Just what it sounds like: notes and references for the more obscure canon that inspired this piece.


Author's Notes

Since I use a bit of canon more obscure than that found in The Silmarillion, then I will provide the passages that have inspired these vignettes for those who are interested. For "Eclipse," I was largely inspired by the fragments found in Myths Transformed, from the HoMe, volume 10. Near the end of his life, J.R.R. Tolkien became dissatisfied with the idea that the technologically advanced Eldar should succumb to the "primitive" mythology of a flat Earth, while also noting some of the scientific problems with his early versions of the Tale of the Sun and Moon. (For example, during the interim between the fall of the Lamps and the rising of the Sun, nothing would have grown in Middle-earth, yet life still existed and, presumably, the Elves and other kelvar still needed to eat.) As such, he began undertaking an overhaul of his mythology that was never finished and that Christopher Tolkien did not include in the published Silmarillion, although it was certainly his father's final word on the subject.

The idea that Melkor "ravished"--raped and corrupted--Arien, the Maia who drove the Sun, first emerged in Myths Transformed:

But the Sun is feminine; and it is better that the Vala should be Aren, a maiden whom Melkor endeavoured to make his spouse (or ravished); she went up in a flame of wrath and anguish and her spirit was released from Ea, but Melkor was blackened and burned, and his form was thereafter dark, and he took to darkness.

Since none of the ideas of the Sun and Moon mythology seem to have ever achieved final form, I hope I will be pardoned for shamelessly blending the concepts from Myths Transformed with those from The Silmarillion.

In "Innocence Reclaimed," the concept of the Aulendili comes from the essay "The Shibboleth of Fëanor," found in HoMe 12. Aulendil (> Aulendur) is defined here as,

'Servant of Aulë': sc. one who was devoted to that Vala.

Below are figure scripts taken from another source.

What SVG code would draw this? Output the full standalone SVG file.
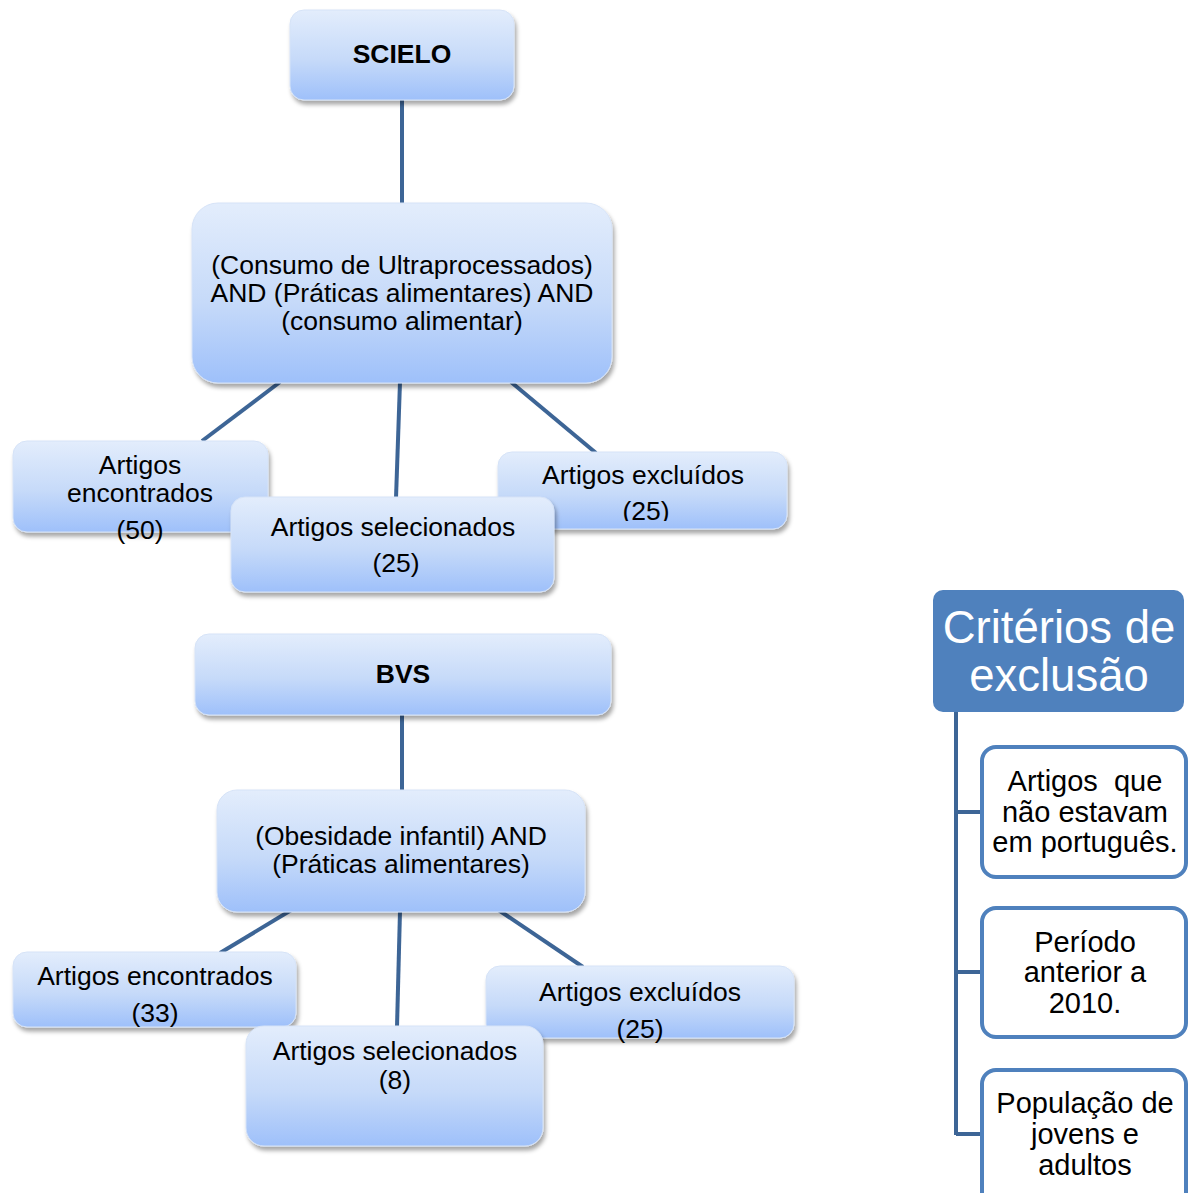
<svg xmlns="http://www.w3.org/2000/svg" width="1189" height="1193" viewBox="0 0 1189 1193">
<defs>
<linearGradient id="g" x1="0" y1="0" x2="0" y2="1">
<stop offset="0" stop-color="#e3edfc"/>
<stop offset="0.55" stop-color="#c6daf9"/>
<stop offset="1" stop-color="#9ec0fa"/>
</linearGradient>
<filter id="sh" x="-10%" y="-10%" width="125%" height="130%">
<feDropShadow dx="2" dy="4" stdDeviation="2.2" flood-color="#000" flood-opacity="0.35"/>
</filter>
<clipPath id="c1"><rect x="498" y="452" width="290" height="69"/></clipPath>
</defs>
<style>
.b{fill:url(#g);filter:url(#sh);stroke:#d6e3f7;stroke-width:1}
.t{font-family:"Liberation Sans",Arial,sans-serif;font-size:26.5px;fill:#000;text-anchor:middle}
.bold{font-weight:bold}
.con{stroke:#3d6596;stroke-width:4;fill:none}
.cb{fill:#fff;stroke:#4f81bd;stroke-width:4}
.ct{font-family:"Liberation Sans",Arial,sans-serif;font-size:29px;fill:#000;text-anchor:middle}
</style>
<g id="connectors">
<line class="con" x1="402" y1="100" x2="402" y2="204"/>
<line class="con" x1="280" y1="382" x2="202" y2="441"/>
<line class="con" x1="400" y1="382" x2="396" y2="498"/>
<line class="con" x1="511" y1="382" x2="596" y2="453"/>
<line class="con" x1="402" y1="715" x2="402" y2="791"/>
<line class="con" x1="293" y1="909" x2="220" y2="953"/>
<line class="con" x1="400" y1="911" x2="397" y2="1027"/>
<line class="con" x1="497" y1="909" x2="583" y2="967"/>
<path class="con" d="M956 712 V1135 M956 812 H982 M956 972 H982 M956 1134 H982" stroke-width="5"/>
</g>
<g id="scielo">
<rect class="b" x="290" y="10" width="224" height="90" rx="14"/>
<text class="t bold" x="402" y="63">SCIELO</text>
</g>
<g id="query1">
<rect class="b" x="192" y="203" width="420" height="180" rx="26"/>
<text class="t" x="402" y="274">(Consumo de Ultraprocessados)</text>
<text class="t" x="402" y="302">AND (Práticas alimentares) AND</text>
<text class="t" x="402" y="330">(consumo alimentar)</text>
</g>
<g id="enc50">
<rect class="b" x="13" y="441" width="255" height="91" rx="14"/>
<text class="t" x="140" y="474">Artigos</text>
<text class="t" x="140" y="502">encontrados</text>
<text class="t" x="140" y="539">(50)</text>
</g>
<g id="exc25a">
<rect class="b" x="498" y="452" width="289" height="77" rx="14"/>
<g clip-path="url(#c1)">
<text class="t" x="643" y="484">Artigos excluídos</text>
<text class="t" x="646" y="520">(25)</text>
</g>
</g>
<g id="sel25">
<rect class="b" x="231" y="497" width="323" height="95" rx="14"/>
<text class="t" x="393" y="536">Artigos selecionados</text>
<text class="t" x="396" y="572">(25)</text>
</g>
<g id="bvs">
<rect class="b" x="195" y="634" width="416" height="81" rx="14"/>
<text class="t bold" x="403" y="683">BVS</text>
</g>
<g id="query2">
<rect class="b" x="217" y="790" width="368" height="122" rx="20"/>
<text class="t" x="401" y="845">(Obesidade infantil) AND</text>
<text class="t" x="401" y="873">(Práticas alimentares)</text>
</g>
<g id="enc33">
<rect class="b" x="13" y="952" width="283" height="75" rx="14"/>
<text class="t" x="155" y="985">Artigos encontrados</text>
<text class="t" x="155" y="1022">(33)</text>
</g>
<g id="exc25b">
<rect class="b" x="486" y="966" width="308" height="72" rx="14"/>
<text class="t" x="640" y="1001">Artigos excluídos</text>
<text class="t" x="640" y="1038">(25)</text>
</g>
<g id="sel8">
<rect class="b" x="246" y="1026" width="297" height="120" rx="18"/>
<text class="t" x="395" y="1060">Artigos selecionados</text>
<text class="t" x="395" y="1089">(8)</text>
</g>
<g id="criterios">
<rect x="933" y="590" width="251" height="122" rx="10" fill="#4f81bd"/>
<text x="1059" y="643" font-family="Liberation Sans, Arial, sans-serif" font-size="45.5" fill="#fff" text-anchor="middle">Critérios de</text>
<text x="1059" y="691" font-family="Liberation Sans, Arial, sans-serif" font-size="45.5" fill="#fff" text-anchor="middle">exclusão</text>
</g>
<g id="crit1">
<rect class="cb" x="982" y="747" width="204" height="130" rx="14"/>
<text class="ct" x="1085" y="791">Artigos&#160; que</text>
<text class="ct" x="1085" y="822">não estavam</text>
<text class="ct" x="1085" y="852">em português.</text>
</g>
<g id="crit2">
<rect class="cb" x="982" y="908" width="204" height="129" rx="14"/>
<text class="ct" x="1085" y="952">Período</text>
<text class="ct" x="1085" y="982">anterior a</text>
<text class="ct" x="1085" y="1013">2010.</text>
</g>
<g id="crit3">
<rect class="cb" x="982" y="1070" width="204" height="140" rx="14"/>
<text class="ct" x="1085" y="1113">População de</text>
<text class="ct" x="1085" y="1144">jovens e</text>
<text class="ct" x="1085" y="1175">adultos</text>
</g>
</svg>
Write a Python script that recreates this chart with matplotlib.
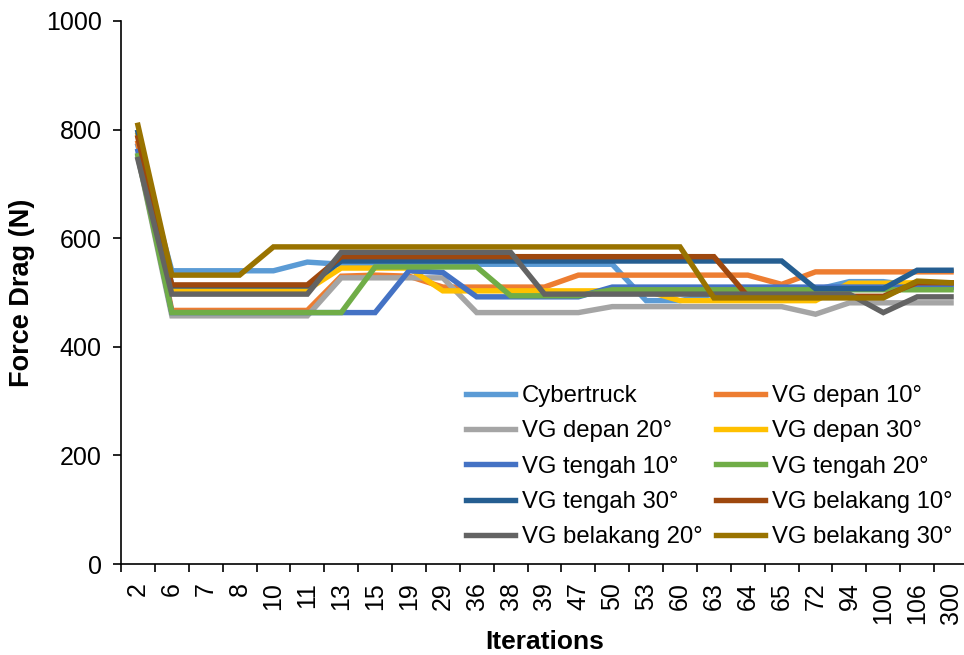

It was applied especially to those persons, or families, among the Noldor who actually entered Aulë's service, and who in return received instruction from him.

Mahtan is identified here as "an Aulendil." Now would the Aulendili have been responsible for crafting the vessels of the Sun and the Moon? Canonically, this is never stated outright; however, I think it’s a logical connection that can be made.